Ajay Kumar Kakkar, Baron Kakkar (born 28 April 1964) is Professor of Surgery, University College London.
He was educated at Alleyn's School, King's College London (BSc, MB, BS) and Imperial College London (PhD). He has research interests in the prevention and treatment of venous thromboembolic disease and cancer-associated thrombosis and, in particular, the role of antithrombotic therapy in prolonging survival in cancer and the role of coagulation serine proteases in tumour biology.
Kakkar is Chair of the Clinical Quality Directorate of University College London Partners Academic Health Science Partnership, Director of the Thrombosis Research Institute,[1] London, and lectures and publishes widely on his specialism.

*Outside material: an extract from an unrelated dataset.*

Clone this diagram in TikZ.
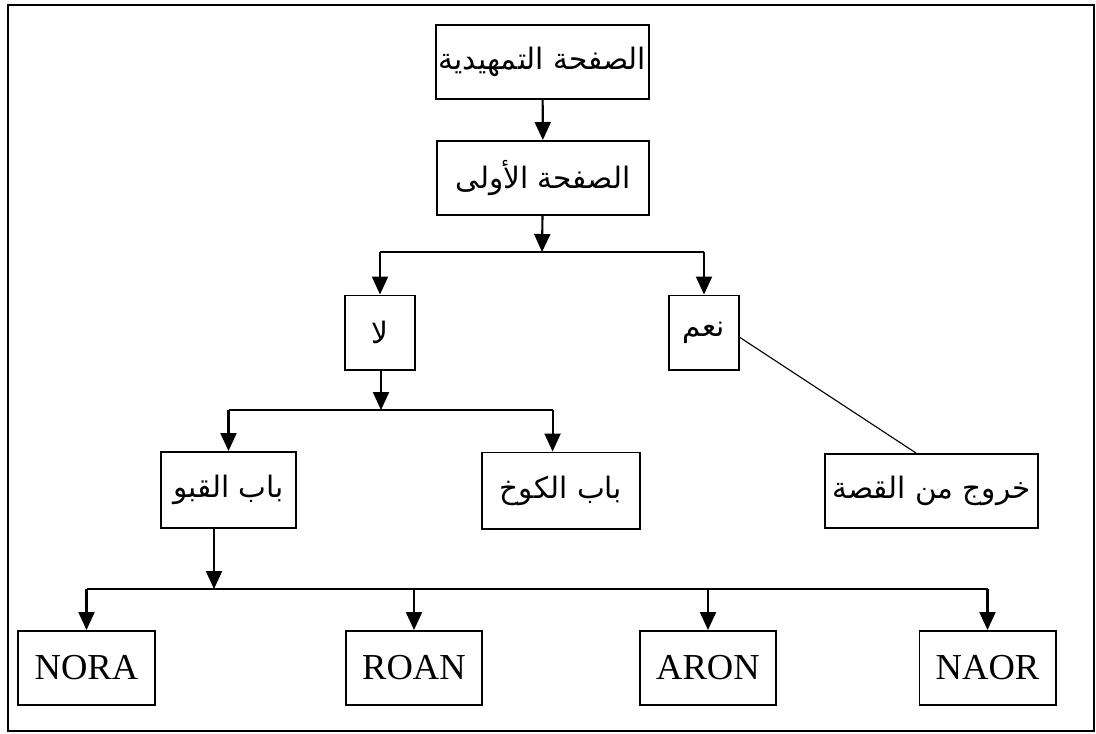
\documentclass[tikz,border=0pt]{standalone}
\usepackage{fontspec}
\setmainfont{Liberation Serif}
\newfontfamily\arabicfont[Script=Arabic]{DejaVu Sans}
\TeXXeTstate=1
\usetikzlibrary{arrows.meta}
\tikzset{%
	page/.style={
		draw,
		line width=1.4pt,
		minimum height=1.85cm,
		inner sep=2pt
	},
	ar/.style={
		page,
		font=\arabicfont\fontsize{21}{25}\selectfont
	},
	lat/.style={
		page,
		minimum width=3.4cm,
		font=\fontsize{26}{30}\selectfont
	},
	flow/.style={
		line width=1.5pt,
		-{Triangle[length=0.45cm, width=0.4cm]}
	},
}
\begin{document}
\begin{tikzpicture}[x=0.025cm, y=-0.025cm]
			\useasboundingbox (0,0) rectangle (1096,733);
			
			% Frame
			\draw[line width=1.4pt] (8,5) rectangle (1094,731);
			
			% Story pages
			\node[ar, minimum width=5.32cm] (intro) at (542.5,62) {\beginR الصفحة التمهيدية\endR};
			\node[ar, minimum width=5.3cm] (first) at (543,178) {\beginR الصفحة الأولى\endR};
			\node[ar, minimum width=1.75cm] (no) at (380,332.5) {\beginR لا\endR};
			\node[ar, minimum width=1.75cm] (yes) at (704,332.5) {\beginR نعم\endR};
			\node[ar, minimum width=3.38cm, minimum height=1.9cm] (grave) at (228.5,490) {\beginR باب القبو\endR};
			\node[ar, minimum width=3.95cm, minimum height=1.9cm] (hut) at (561,490.5) {\beginR باب الكوخ\endR};
			\node[ar, minimum width=5.32cm] (exit) at (931.5,491) {\beginR خروج من القصة\endR};
			
			% Names
			\node[lat] (nora) at (86.5,668) {NORA};
			\node[lat] (roan) at (414,668) {ROAN};
			\node[lat] (aron) at (708,668) {ARON};
			\node[lat] (naor) at (987.5,668) {NAOR};
			
			% Branch points
			\coordinate (j1) at (542,252);
			\coordinate (j2) at (381,410);
			\coordinate (j3) at (214,589);
			
			% Intro to first page
			\draw[flow] (intro) -- (first);
			
			% First page: yes / no
			\draw[flow] (first) -- (j1);
			\draw[line width=1.5pt] (no.north |- j1) -- (yes.north |- j1);
			\draw[flow] (no.north |- j1) -- (no);
			\draw[flow] (yes.north |- j1) -- (yes);
			\draw[line width=0.8pt] (yes.east) ++(0,5) coordinate (y1) (y1) -- ([xshift=-11pt]exit.north);
			
			% No: two doors
			\draw[flow] (no.south -| j2) -- (j2);
			\draw[line width=1.5pt] (grave.north |- j2) -- ([xshift=-6pt]hut.north |- j2);
			\draw[flow] (grave.north |- j2) -- (grave);
			\draw[flow] ([xshift=-6pt]hut.north |- j2) -- ([xshift=-6pt]hut.north);
			
			% Grave door: four names
			\draw[flow] (grave.south -| j3) -- (j3);
			\draw[line width=1.5pt] (nora.north |- j3) -- (naor.north |- j3);
			\foreach \n in {nora, roan, aron, naor}
				\draw[flow] (\n.north |- j3) -- (\n);
			
		\end{tikzpicture}
\end{document}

He has worked with the NHS on its strategy to prevent venous thromboembolism (VTE).
Among the awards Kakkar has received are Hunterian Professor, Royal College of Surgeons of England 1996, the David Patey Prize, Surgical Research Society of Great Britain and Ireland 1996, the Knoll William Harvey Prize, International Society on Thrombosis and Haemostasis 1997 and the James IV Association of Surgeons Fellow 2006. He is Chair of the Board of Governors at Alleyn's School,[2] Dulwich, and a Trustee of the Dulwich Estate.
Kakkar was created a life peer on 22 March 2010 as Baron Kakkar, of Loxbeare in the County of Devon,[3] and introduced in the House of Lords the same day.[4] He sits on the crossbenches.